Print word for word the first line of the listing below and every line after it, through the line with "plt.rcParams['font.size'] = 13". Leave out the pictures and the rest.
═══ Information shown
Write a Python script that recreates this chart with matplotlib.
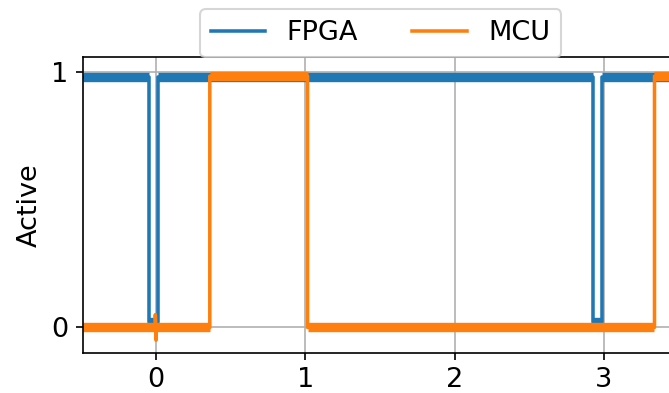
import matplotlib
matplotlib.use("Agg")
import matplotlib.pyplot as plt

# step traces (time, level)
fpga_t = [-0.49, -0.05, -0.05, 0.01, 0.01, 2.925, 2.925, 2.985, 2.985, 3.5]
fpga_v = [0.98, 0.98, 0.02, 0.02, 0.98, 0.98, 0.02, 0.02, 0.98, 0.98]

mcu_t = [-0.49, -0.005, -0.005, 0.0, 0.0, 0.36, 0.36, 1.015, 1.015, 3.34, 3.34, 3.5]
mcu_v = [0.0, 0.0, 0.05, -0.05, 0.0, 0.0, 0.985, 0.985, 0.0, 0.0, 0.985, 0.985]

x_ticks = [0, 1, 2, 3]
y_ticks = [0, 1]

plt.rcParams['font.size'] = 13

fig = plt.figure(figsize=(669 / 150, 393 / 150), dpi=150)
ax = fig.add_axes([0.124, 0.102, 0.89, 0.753])


def draw_trace(t, v, color, label):
    ax.plot(t, v, color=color, lw=1.7, label=label)
    # noisy flat parts show up as a thick band
    for i in range(len(t) - 1):
        if v[i] == v[i + 1] and t[i + 1] - t[i] > 0.02:
            ax.plot(t[i:i + 2], v[i:i + 2], color=color, lw=4.5,
                    solid_capstyle='butt')


draw_trace(fpga_t, fpga_v, '#1f77b4', 'FPGA')
draw_trace(mcu_t, mcu_v, '#ff7f0e', 'MCU')

ax.set_xlim(-0.49, 3.5)
ax.set_ylim(-0.1, 1.06)
ax.set_xticks(x_ticks)
ax.set_yticks(y_ticks)
ax.set_ylabel("Active")
ax.grid(True)

ax.legend(loc='lower center', bbox_to_anchor=(0.5, 1.0), ncol=2,
          borderaxespad=0)

fig.savefig("out.png", dpi=150)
══════
* **Correct output**
Write a Python script that recreates this chart with matplotlib.
import matplotlib
matplotlib.use("Agg")
import matplotlib.pyplot as plt

# step traces (time, level)
fpga_t = [-0.49, -0.05, -0.05, 0.01, 0.01, 2.925, 2.925, 2.985, 2.985, 3.5]
fpga_v = [0.98, 0.98, 0.02, 0.02, 0.98, 0.98, 0.02, 0.02, 0.98, 0.98]

mcu_t = [-0.49, -0.005, -0.005, 0.0, 0.0, 0.36, 0.36, 1.015, 1.015, 3.34, 3.34, 3.5]
mcu_v = [0.0, 0.0, 0.05, -0.05, 0.0, 0.0, 0.985, 0.985, 0.0, 0.0, 0.985, 0.985]

x_ticks = [0, 1, 2, 3]
y_ticks = [0, 1]

plt.rcParams['font.size'] = 13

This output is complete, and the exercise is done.